Dataset extract -
++++++

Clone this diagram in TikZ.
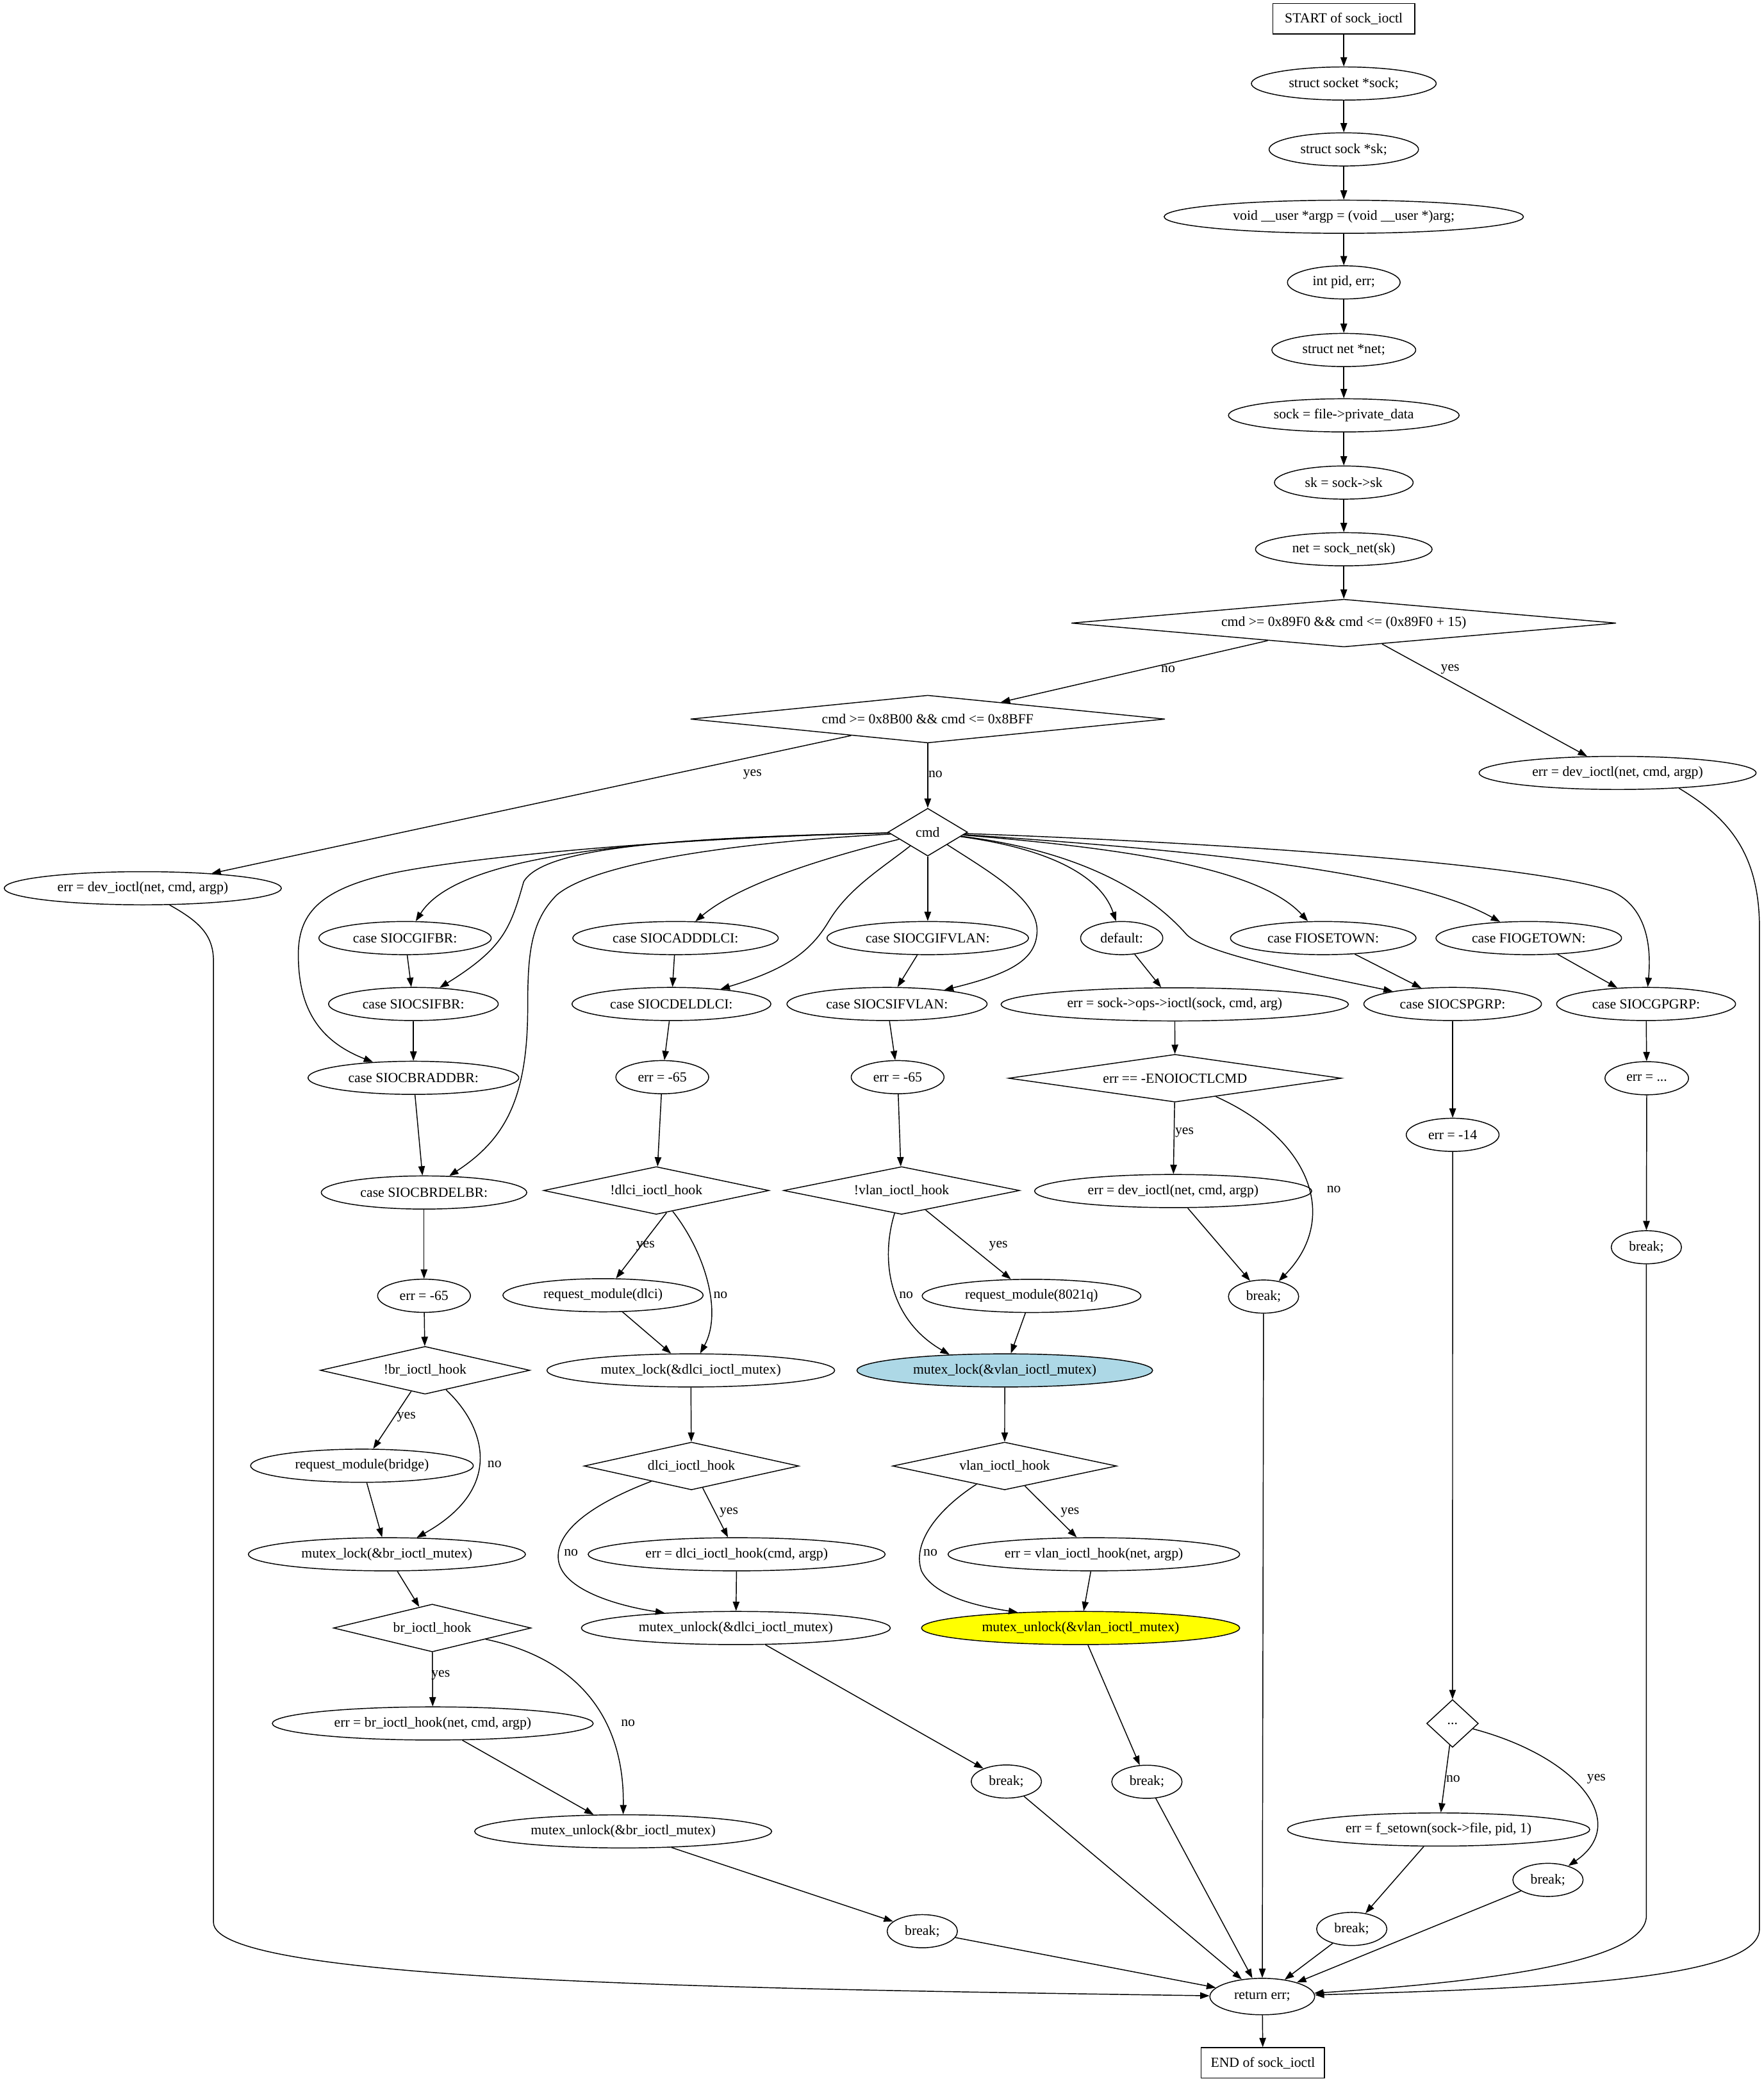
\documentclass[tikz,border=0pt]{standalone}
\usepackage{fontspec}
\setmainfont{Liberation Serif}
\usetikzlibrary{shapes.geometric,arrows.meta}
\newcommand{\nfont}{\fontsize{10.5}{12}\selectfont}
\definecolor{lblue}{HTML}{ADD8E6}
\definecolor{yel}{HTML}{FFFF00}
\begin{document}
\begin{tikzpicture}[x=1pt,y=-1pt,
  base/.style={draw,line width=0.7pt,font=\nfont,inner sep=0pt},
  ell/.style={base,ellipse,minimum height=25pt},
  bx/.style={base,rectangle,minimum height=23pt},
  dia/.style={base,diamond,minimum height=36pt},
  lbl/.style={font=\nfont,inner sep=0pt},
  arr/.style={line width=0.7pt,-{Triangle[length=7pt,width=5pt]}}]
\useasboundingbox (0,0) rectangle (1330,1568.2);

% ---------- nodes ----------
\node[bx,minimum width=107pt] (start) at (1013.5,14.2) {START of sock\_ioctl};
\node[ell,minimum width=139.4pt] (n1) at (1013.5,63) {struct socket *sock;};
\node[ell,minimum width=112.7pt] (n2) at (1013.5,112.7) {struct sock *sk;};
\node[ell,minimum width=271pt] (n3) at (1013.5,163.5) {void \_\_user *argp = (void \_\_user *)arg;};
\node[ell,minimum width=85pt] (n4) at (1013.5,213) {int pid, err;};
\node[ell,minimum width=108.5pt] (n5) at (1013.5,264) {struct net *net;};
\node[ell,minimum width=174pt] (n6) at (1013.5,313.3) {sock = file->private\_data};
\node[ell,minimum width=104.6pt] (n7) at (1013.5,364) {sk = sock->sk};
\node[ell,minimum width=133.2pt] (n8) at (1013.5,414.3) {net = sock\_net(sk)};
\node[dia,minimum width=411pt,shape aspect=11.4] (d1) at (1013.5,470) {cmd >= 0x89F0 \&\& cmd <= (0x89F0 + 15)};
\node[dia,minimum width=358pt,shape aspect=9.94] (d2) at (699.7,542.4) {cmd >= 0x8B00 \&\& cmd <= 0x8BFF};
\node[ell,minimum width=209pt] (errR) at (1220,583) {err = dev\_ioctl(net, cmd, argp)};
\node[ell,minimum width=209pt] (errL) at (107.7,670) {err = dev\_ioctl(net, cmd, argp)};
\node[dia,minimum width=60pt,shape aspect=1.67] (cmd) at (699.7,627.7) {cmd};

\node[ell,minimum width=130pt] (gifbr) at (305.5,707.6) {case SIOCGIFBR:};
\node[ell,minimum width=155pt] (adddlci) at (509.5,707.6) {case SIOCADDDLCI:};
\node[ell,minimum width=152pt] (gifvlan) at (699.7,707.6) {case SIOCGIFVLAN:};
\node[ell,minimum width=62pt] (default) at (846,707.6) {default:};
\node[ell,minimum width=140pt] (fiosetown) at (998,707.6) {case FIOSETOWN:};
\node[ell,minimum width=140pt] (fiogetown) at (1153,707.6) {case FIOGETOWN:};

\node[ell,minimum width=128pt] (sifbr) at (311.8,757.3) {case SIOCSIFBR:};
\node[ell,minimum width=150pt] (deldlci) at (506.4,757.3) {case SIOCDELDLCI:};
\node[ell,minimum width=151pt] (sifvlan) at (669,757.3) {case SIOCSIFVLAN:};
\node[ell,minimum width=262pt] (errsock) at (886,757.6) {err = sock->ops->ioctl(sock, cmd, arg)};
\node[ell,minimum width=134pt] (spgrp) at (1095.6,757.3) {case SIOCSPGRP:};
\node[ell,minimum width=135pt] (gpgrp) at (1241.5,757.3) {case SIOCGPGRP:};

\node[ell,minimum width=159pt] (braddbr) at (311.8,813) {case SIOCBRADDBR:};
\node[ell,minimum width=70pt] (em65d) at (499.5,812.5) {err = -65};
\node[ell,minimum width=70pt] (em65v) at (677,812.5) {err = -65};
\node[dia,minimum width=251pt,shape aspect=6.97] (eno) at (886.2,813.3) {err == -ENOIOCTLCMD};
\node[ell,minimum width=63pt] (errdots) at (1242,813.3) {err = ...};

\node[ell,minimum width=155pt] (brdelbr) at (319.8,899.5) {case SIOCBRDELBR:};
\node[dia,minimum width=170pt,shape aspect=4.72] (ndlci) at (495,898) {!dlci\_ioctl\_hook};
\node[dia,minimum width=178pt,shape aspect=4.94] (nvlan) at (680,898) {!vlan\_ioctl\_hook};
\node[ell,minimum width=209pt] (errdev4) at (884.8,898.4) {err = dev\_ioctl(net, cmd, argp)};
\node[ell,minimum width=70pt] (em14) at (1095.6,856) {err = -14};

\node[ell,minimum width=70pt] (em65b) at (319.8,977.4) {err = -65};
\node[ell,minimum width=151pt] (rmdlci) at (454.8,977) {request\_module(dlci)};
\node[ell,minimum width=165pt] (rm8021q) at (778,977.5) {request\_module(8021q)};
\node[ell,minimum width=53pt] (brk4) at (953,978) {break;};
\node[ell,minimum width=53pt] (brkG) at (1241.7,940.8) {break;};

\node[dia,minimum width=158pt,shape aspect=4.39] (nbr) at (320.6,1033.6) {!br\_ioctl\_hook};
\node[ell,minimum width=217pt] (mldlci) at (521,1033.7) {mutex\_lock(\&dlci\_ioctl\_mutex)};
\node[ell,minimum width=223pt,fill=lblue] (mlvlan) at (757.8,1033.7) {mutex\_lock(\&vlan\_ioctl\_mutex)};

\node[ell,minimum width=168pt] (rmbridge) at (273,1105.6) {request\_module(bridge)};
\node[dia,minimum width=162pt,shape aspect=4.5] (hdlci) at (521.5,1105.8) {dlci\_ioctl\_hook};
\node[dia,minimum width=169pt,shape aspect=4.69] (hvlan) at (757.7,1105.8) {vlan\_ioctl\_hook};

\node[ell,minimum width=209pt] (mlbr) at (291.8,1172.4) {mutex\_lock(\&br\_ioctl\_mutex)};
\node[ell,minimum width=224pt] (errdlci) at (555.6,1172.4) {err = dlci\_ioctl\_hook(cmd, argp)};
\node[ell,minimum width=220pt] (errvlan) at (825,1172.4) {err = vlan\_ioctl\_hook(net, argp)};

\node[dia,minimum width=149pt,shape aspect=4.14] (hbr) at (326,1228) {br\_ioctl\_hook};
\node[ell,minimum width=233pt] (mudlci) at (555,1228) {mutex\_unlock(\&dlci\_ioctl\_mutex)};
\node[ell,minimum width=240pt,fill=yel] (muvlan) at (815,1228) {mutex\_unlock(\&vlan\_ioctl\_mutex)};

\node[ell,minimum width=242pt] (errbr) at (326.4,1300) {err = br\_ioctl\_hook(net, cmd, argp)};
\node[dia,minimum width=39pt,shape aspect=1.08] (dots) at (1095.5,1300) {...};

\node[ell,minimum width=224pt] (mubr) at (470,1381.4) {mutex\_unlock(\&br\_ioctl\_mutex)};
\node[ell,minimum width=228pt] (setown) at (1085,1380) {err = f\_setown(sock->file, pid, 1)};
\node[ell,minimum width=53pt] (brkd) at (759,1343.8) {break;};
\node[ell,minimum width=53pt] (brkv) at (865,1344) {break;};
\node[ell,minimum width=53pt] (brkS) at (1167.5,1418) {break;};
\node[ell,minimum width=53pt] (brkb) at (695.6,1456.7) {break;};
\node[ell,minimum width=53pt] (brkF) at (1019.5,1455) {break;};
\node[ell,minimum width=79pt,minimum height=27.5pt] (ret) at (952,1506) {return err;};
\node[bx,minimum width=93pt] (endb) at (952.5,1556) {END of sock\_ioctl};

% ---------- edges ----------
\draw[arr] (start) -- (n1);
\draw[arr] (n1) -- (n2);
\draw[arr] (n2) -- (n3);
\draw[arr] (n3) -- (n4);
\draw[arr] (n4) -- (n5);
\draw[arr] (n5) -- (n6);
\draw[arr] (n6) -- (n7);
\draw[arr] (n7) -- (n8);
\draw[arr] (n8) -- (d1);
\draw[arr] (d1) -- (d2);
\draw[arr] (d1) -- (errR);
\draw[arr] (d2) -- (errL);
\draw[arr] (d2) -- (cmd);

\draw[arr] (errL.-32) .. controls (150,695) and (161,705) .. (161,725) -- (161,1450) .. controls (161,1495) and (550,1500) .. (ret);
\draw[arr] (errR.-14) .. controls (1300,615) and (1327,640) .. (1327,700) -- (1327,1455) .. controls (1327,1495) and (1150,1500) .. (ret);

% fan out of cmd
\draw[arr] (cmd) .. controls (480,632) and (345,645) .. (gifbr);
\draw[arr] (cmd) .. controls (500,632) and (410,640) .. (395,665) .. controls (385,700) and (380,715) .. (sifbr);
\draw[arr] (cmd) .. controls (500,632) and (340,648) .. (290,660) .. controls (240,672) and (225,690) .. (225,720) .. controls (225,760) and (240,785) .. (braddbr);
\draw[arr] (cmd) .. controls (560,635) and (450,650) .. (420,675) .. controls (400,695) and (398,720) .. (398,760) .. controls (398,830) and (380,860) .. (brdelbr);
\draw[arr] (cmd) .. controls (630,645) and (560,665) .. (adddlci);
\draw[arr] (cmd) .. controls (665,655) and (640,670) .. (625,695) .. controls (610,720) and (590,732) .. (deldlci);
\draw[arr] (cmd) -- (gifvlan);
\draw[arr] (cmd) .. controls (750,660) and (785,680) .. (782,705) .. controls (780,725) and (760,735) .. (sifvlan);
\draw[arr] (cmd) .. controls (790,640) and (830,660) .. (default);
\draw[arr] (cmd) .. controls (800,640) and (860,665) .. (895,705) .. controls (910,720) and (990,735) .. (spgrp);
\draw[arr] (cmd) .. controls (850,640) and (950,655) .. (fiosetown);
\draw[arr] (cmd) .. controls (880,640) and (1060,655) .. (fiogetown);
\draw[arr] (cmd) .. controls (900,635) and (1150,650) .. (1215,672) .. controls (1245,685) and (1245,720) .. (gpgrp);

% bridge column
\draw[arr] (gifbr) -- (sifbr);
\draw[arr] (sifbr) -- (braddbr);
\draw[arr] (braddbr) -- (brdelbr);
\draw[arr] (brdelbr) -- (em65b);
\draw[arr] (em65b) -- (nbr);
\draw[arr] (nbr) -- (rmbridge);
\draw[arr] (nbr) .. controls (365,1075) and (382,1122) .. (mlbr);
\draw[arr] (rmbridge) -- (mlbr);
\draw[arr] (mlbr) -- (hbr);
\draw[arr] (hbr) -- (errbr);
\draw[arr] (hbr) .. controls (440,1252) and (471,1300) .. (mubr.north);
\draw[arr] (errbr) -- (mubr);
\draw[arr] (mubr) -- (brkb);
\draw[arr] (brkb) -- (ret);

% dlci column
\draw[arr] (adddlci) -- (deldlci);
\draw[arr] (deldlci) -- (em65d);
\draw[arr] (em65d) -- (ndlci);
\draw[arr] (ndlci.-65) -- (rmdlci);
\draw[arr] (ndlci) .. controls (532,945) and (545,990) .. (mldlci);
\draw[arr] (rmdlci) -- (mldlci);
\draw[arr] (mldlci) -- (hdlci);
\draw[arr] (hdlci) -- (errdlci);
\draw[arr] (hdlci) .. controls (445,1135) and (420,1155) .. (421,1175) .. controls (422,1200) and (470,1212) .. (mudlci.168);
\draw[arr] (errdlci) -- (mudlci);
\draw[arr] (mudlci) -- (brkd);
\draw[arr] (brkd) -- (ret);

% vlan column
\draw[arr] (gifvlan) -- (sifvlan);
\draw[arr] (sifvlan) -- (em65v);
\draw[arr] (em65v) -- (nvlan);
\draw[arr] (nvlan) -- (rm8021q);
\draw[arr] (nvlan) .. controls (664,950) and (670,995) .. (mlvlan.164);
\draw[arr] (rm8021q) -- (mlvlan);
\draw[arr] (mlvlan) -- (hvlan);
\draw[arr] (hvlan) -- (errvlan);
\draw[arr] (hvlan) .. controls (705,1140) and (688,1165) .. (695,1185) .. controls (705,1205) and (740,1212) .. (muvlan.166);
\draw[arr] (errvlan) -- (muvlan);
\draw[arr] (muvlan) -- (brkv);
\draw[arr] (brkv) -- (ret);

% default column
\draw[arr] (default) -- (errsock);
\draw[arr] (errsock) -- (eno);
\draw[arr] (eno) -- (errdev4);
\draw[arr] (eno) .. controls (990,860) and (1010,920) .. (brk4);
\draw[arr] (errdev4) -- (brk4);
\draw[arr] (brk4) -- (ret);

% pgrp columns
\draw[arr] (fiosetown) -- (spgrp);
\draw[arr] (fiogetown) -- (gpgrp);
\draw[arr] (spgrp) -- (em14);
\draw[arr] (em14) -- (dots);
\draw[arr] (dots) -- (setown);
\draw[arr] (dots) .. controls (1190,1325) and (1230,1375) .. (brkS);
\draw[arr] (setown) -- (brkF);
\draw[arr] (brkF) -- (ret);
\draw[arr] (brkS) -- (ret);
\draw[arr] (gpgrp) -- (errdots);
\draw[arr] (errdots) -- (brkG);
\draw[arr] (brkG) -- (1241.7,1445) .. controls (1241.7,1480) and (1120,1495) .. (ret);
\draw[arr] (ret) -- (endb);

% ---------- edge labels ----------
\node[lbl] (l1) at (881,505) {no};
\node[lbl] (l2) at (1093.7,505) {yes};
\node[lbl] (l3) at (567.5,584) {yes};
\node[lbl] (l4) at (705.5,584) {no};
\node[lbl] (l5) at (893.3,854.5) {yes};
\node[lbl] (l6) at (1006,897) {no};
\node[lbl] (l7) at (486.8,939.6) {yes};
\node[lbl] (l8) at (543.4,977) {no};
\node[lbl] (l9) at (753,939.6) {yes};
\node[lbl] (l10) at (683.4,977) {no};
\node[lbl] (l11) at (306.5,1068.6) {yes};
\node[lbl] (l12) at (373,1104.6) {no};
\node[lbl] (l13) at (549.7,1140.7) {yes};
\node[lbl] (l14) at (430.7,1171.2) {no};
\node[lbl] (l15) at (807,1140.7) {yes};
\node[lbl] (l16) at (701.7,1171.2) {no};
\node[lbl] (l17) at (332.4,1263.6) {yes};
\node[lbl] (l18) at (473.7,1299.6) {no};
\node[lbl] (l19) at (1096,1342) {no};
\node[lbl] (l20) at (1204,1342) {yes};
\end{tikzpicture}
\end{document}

++++++

Exercise description -
Take the lines from the start of the material to the line with "(0,0) rectangle (1330,1568.2);", both included, and transcribe them exactly without the pictures.

Exercise response -
Clone this diagram in TikZ.
\documentclass[tikz,border=0pt]{standalone}
\usepackage{fontspec}
\setmainfont{Liberation Serif}
\usetikzlibrary{shapes.geometric,arrows.meta}
\newcommand{\nfont}{\fontsize{10.5}{12}\selectfont}
\definecolor{lblue}{HTML}{ADD8E6}
\definecolor{yel}{HTML}{FFFF00}
\begin{document}
\begin{tikzpicture}[x=1pt,y=-1pt,
  base/.style={draw,line width=0.7pt,font=\nfont,inner sep=0pt},
  ell/.style={base,ellipse,minimum height=25pt},
  bx/.style={base,rectangle,minimum height=23pt},
  dia/.style={base,diamond,minimum height=36pt},
  lbl/.style={font=\nfont,inner sep=0pt},
  arr/.style={line width=0.7pt,-{Triangle[length=7pt,width=5pt]}}]
\useasboundingbox (0,0) rectangle (1330,1568.2);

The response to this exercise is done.